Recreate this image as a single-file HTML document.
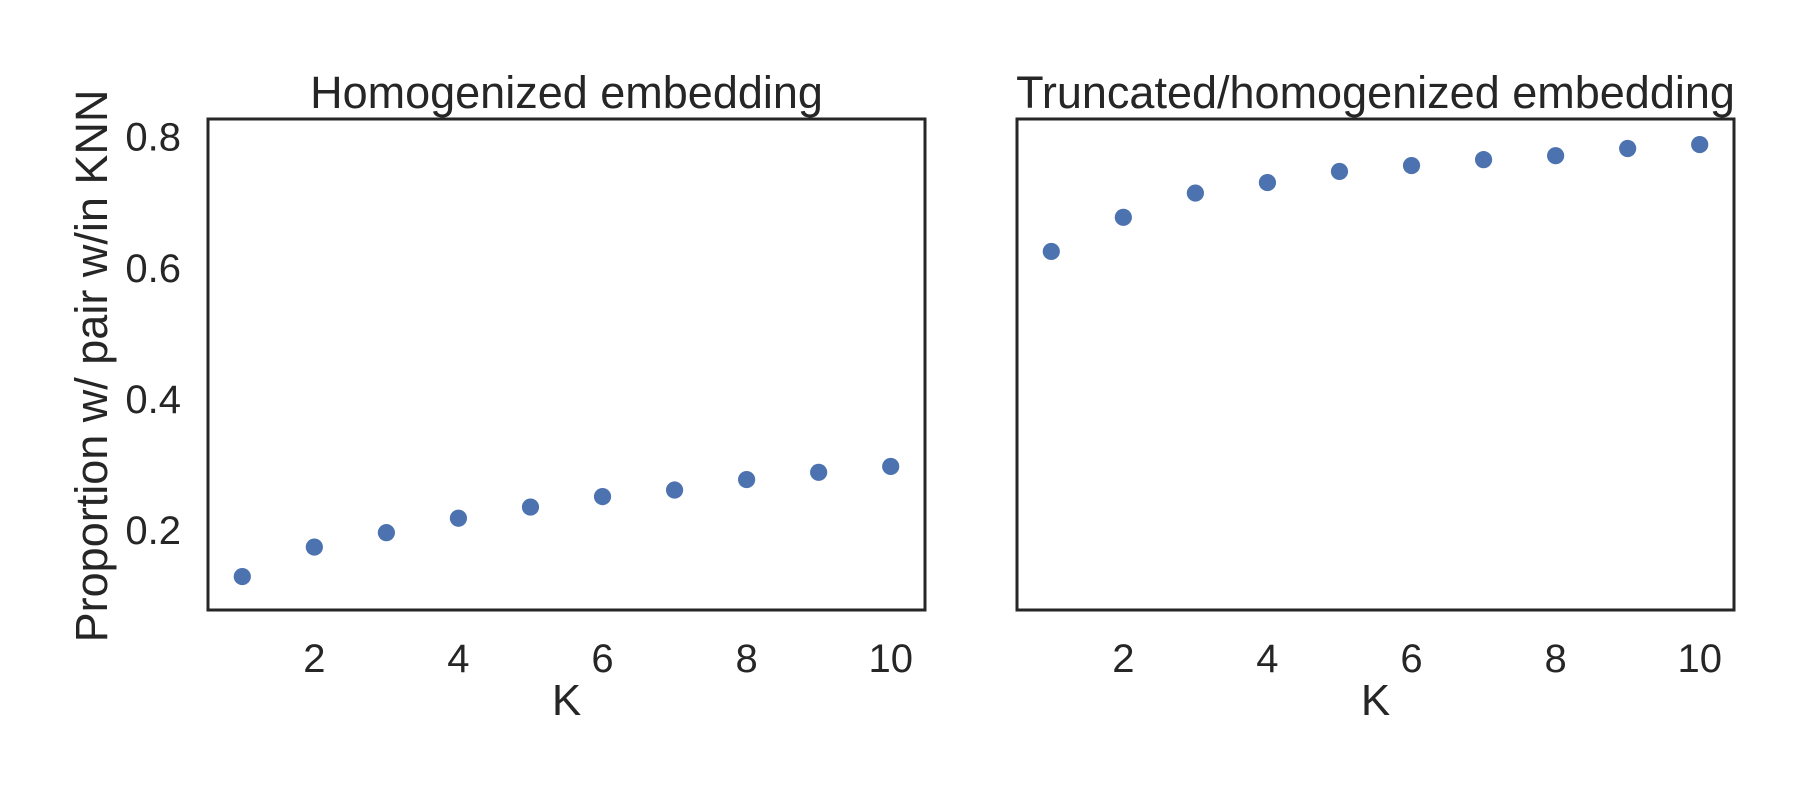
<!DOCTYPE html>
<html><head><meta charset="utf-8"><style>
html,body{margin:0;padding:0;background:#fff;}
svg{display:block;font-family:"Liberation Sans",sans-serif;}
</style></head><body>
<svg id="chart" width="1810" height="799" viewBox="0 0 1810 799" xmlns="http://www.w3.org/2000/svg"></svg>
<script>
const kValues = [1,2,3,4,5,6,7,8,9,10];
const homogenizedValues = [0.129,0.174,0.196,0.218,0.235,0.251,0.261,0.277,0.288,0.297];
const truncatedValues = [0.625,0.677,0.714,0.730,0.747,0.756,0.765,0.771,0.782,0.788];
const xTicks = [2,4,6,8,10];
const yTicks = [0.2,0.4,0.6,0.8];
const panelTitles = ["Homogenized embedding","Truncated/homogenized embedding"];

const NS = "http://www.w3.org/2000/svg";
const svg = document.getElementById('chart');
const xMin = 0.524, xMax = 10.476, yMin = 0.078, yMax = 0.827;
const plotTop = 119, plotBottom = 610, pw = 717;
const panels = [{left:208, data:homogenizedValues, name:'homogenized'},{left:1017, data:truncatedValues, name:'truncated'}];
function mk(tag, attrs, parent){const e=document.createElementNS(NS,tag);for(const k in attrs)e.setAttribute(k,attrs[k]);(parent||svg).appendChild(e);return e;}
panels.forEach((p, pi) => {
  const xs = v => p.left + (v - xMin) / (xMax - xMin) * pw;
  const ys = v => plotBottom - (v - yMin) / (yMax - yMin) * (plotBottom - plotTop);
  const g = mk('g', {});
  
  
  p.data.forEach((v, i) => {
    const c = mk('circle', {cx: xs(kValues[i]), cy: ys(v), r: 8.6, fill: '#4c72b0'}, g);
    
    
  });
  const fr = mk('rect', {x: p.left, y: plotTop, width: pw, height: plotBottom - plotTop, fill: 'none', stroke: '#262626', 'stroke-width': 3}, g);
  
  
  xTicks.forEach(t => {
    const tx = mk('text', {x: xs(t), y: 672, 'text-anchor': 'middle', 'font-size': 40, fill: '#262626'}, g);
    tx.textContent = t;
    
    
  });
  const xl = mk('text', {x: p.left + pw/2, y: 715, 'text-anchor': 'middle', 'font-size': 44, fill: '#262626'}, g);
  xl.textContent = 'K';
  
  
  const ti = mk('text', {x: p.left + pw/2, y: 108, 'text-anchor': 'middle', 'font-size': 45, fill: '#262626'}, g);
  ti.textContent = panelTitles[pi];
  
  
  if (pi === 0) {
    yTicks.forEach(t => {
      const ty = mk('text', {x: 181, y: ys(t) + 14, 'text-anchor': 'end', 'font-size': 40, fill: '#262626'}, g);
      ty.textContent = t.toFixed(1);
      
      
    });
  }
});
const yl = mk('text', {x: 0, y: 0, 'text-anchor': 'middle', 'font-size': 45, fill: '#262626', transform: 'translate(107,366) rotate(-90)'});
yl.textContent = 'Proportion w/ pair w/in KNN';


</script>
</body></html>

| To do |
Up to and including the line containing "tx.textContent = t;", repeat every line from the start of the data, but none of the pictures.

| In response |
Recreate this image as a single-file HTML document.
<!DOCTYPE html>
<html><head><meta charset="utf-8"><style>
html,body{margin:0;padding:0;background:#fff;}
svg{display:block;font-family:"Liberation Sans",sans-serif;}
</style></head><body>
<svg id="chart" width="1810" height="799" viewBox="0 0 1810 799" xmlns="http://www.w3.org/2000/svg"></svg>
<script>
const kValues = [1,2,3,4,5,6,7,8,9,10];
const homogenizedValues = [0.129,0.174,0.196,0.218,0.235,0.251,0.261,0.277,0.288,0.297];
const truncatedValues = [0.625,0.677,0.714,0.730,0.747,0.756,0.765,0.771,0.782,0.788];
const xTicks = [2,4,6,8,10];
const yTicks = [0.2,0.4,0.6,0.8];
const panelTitles = ["Homogenized embedding","Truncated/homogenized embedding"];

const NS = "http://www.w3.org/2000/svg";
const svg = document.getElementById('chart');
const xMin = 0.524, xMax = 10.476, yMin = 0.078, yMax = 0.827;
const plotTop = 119, plotBottom = 610, pw = 717;
const panels = [{left:208, data:homogenizedValues, name:'homogenized'},{left:1017, data:truncatedValues, name:'truncated'}];
function mk(tag, attrs, parent){const e=document.createElementNS(NS,tag);for(const k in attrs)e.setAttribute(k,attrs[k]);(parent||svg).appendChild(e);return e;}
panels.forEach((p, pi) => {
  const xs = v => p.left + (v - xMin) / (xMax - xMin) * pw;
  const ys = v => plotBottom - (v - yMin) / (yMax - yMin) * (plotBottom - plotTop);
  const g = mk('g', {});
  
  
  p.data.forEach((v, i) => {
    const c = mk('circle', {cx: xs(kValues[i]), cy: ys(v), r: 8.6, fill: '#4c72b0'}, g);
    
    
  });
  const fr = mk('rect', {x: p.left, y: plotTop, width: pw, height: plotBottom - plotTop, fill: 'none', stroke: '#262626', 'stroke-width': 3}, g);
  
  
  xTicks.forEach(t => {
    const tx = mk('text', {x: xs(t), y: 672, 'text-anchor': 'middle', 'font-size': 40, fill: '#262626'}, g);
    tx.textContent = t;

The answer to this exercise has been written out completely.